The argument does not proceed from narrowness, from a bristling us and them. Artistic domain, and license, is boundless — even if the art is only commerce. Everyone has the right to tell anyone's story, in whichever way they choose. But if the story is specious and yet is taken for a master tale, it's reason to wonder at the state of cultural discourse.

From a distance, through the refractions of many media lenses, I like Danny Boyle. He exudes great energy and humility. Qualities that make astonishing things possible, qualities that are on display in his rollercoaster film set in Mumbai, his Concorde ride to showbiz stardom. Yet, from a distance, through the rapturous din of critics and viewers, I wonder at the film. Setting aside AR Rahman's ever-enchanting music and the visceral brilliance of the little kids, I try and understand why a reasonably entertaining, mildly inconsistent, mildly incoherent, mildly sloppy in its casting, mildly sloppy on its facts film, with a banal narrative trajectory, and dodgy politics at its heart, becomes such a phenomenon.

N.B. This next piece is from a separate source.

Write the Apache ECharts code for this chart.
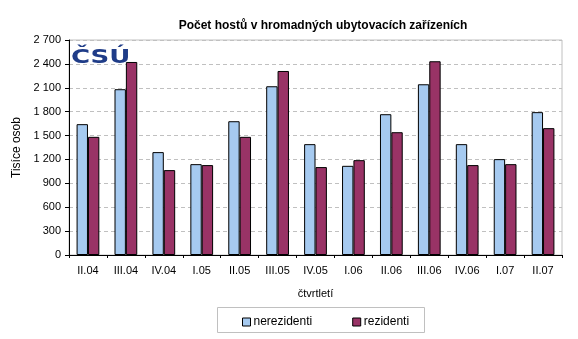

One feels awe not for the film, but for its miraculous journey. Clearly, in an increasingly low-brow ocean of publicity and hype, the idea of true excellence is a drowned raft.

Not shorn of the hype, but because of it, to an Indian, the film ought to disappoint. It tells me nothing that I don't already know; and it tells me things I know to be not true. Unlike Amitabh Bachchan I have no problems with the film focusing on India's abject poverty. That focus is salutary, and crying out for further exploration. My problem is the opposite— that it trivialises it. Uses its excreta and chopped limbs to tell a dubious story that leaves the viewer not disturbed but cheerfully smug. You leave the seat exhilarated, not in pain.

The film tells a very big lie: that India's poor have a happy shot at leaping out of their misery into affluence and joy. One day you can be in the crap heap — diving into excreta — and the next running down a slum girl who may have failed to make school but seems to have managed to walk through Vogue's offices on her way to teenage. With a stunning lack of plausibility you see the slum child Jamaal grow into a refined public schoolboy who must surely be eating cucumber sandwiches for lunch. India's wannabe wealthy — billionaires among them — would slice their fingers to boast such a sophisticated son. For that accent alone, they would throw in their toes too.

As many cooing admirers have remarked, the director is on a lickety-split run, pacing his film like a Kobe Bryant fast-break in an NBA finals. Throw, catch, feint, weave, leap, dunk; turn and start running again. Aw! Gee! The camera is shaking, the story is sprinting — there is no way anyone can tell if a few chapters have fallen out, several links of logic lost. You have to be grateful Jamal only grows up to be Dev Patel. Given the absence of any need to explain the miraculous transformation, he could well have become Brad Pitt or Prince Charles. To further celebrate the carnival of implausibility, Master Dev acts with the cool flatness of the cucumber sandwich (that he surely must be eating) — no neuroses of the slums tarnishing his soul.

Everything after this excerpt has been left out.